By Emelie Rutherford

The White House budget chief warned yesterday the president could veto the fiscal year 2009 defense authorization bill over a provision rejecting an earmark reform initiative.

“The Democrats have dropped veto bait into the defense authorization bill by inserting the earmark provision,” Office of Management and Budget (OMB) Director Jim Nussle said yesterday at an Americans for Tax Reform breakfast, according to Nussle’s office.

At issue is language inserted last week into the fiscal year 2009 defense authorization bill–during the House Armed Services Committee’s (HASC) markup, by Chairman Ike Skelton (D-Mo.)–saying an executive order on earmarks does not apply to the bill. That executive order, that President Bush signed Jan. 29, bans federal agencies from spending money on earmarks in committee report language, instead of in the actual legislation.

“As a result of Executive Order 13457, earmarks will be subject to the light of day and an up or down vote by lawmakers,” the White House said in a statement when the executive order was issued.

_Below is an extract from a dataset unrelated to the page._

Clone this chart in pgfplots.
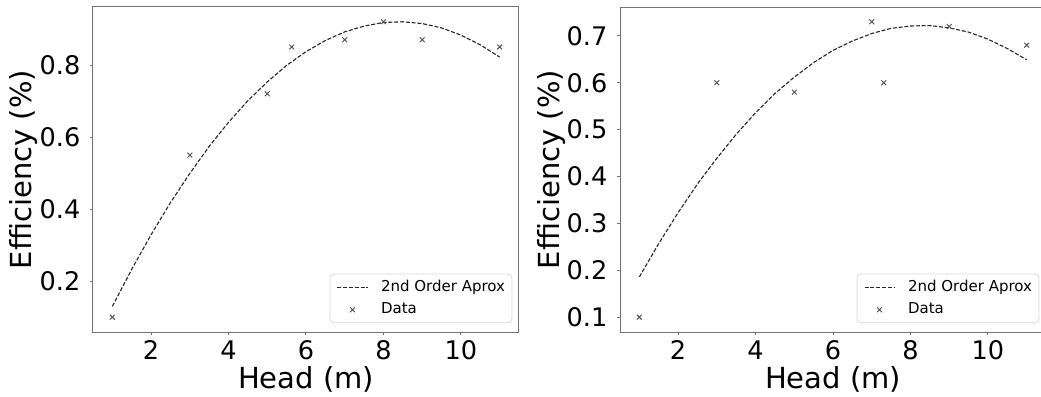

However, the HASC-approved bill, that the House began debating yesterday, specifically states executive order 13457 does not apply to it or to “the Joint Explanatory Statement submitted by the Committee of Conference for the conference report to accompany this Act” or the accompanying House and Senate reports.

Democrats and Republicans on the HASC have defended the move to make the bill exempt from the executive order.

HASC Ranking Member Duncan Hunter (R-Calif.) said the order would require the committee to insert the tables detailing funding for sundry defense programs into the actual legislation. Doing so would be problematic, he said, because then the specified funds would be spelled out in statute, and if the Defense Department needed to shift funds from one program to another new legislation to change the law would be needed, instead of submitting a reprogramming request.

“When you’re at war you want to be able to have flexibility for the Pentagon to come over and tell us this factor has changed, or this program is not executable, this policy has already been superseded by something else and we need to change it,” Hunter told reporters yesterday. “And you can’t do that if you put everything in statute.”

He said some spending initiatives that are technically earmarks have merit.

“The jammers that I put in to protect (Marines) against roadside bombs…and they had no portable jammers for the average guy carrying a backpack, technically that’s an earmark,” Hunter said, citing other examples including a measure increasing the size of the Marine Corps.

He pointed out members of Congress can see the program tables–detailing the breakdown of the general funding levels in the actual legislation–before voting on the legislation.

HASC Democratic and Republican aides cited numerous concerns members have with the executive order, in addition to having to migrate the tables into the main legislation. The order also would limit DoD’s and the committee’s budgeting flexibility, and its definition of earmarks is ambiguous–thus making it unclear whether legislative provisions in bill reports would be considered prohibited earmarks, they said.

“This isn’t a partisan issue,” HASC spokeswoman Loren Dealy said. “It’s definitely one that I think there’s bipartisan opposition to.”

Aside from the White House, the HASC’s move against the executive order has not sat well with Rep. Jeff Flake (R-Ariz.). He filed an amendment to the defense authorization bill this week that would strike the section that bars application of the executive order.

“Obviously the executive order was made for a pretty clear reason and obviously this is a pretty blatant attempt by a House committee to circumvent those rules,” Flake spokesman Matthew Specht said.

As of Defense Daily‘s deadline last night, the House Rules Committee was still considering which amendments to allow members to debate on the House floor. More than 100 amendments were filed, and the committee controlled by Democrats was not expected to allow Flake’s amendment to proceed.

Beyond Flake’s amendment, the HASC will wait for a statement of administration policy from OMB on the earmark issue, HASC Republican spokesman Josh Holly said.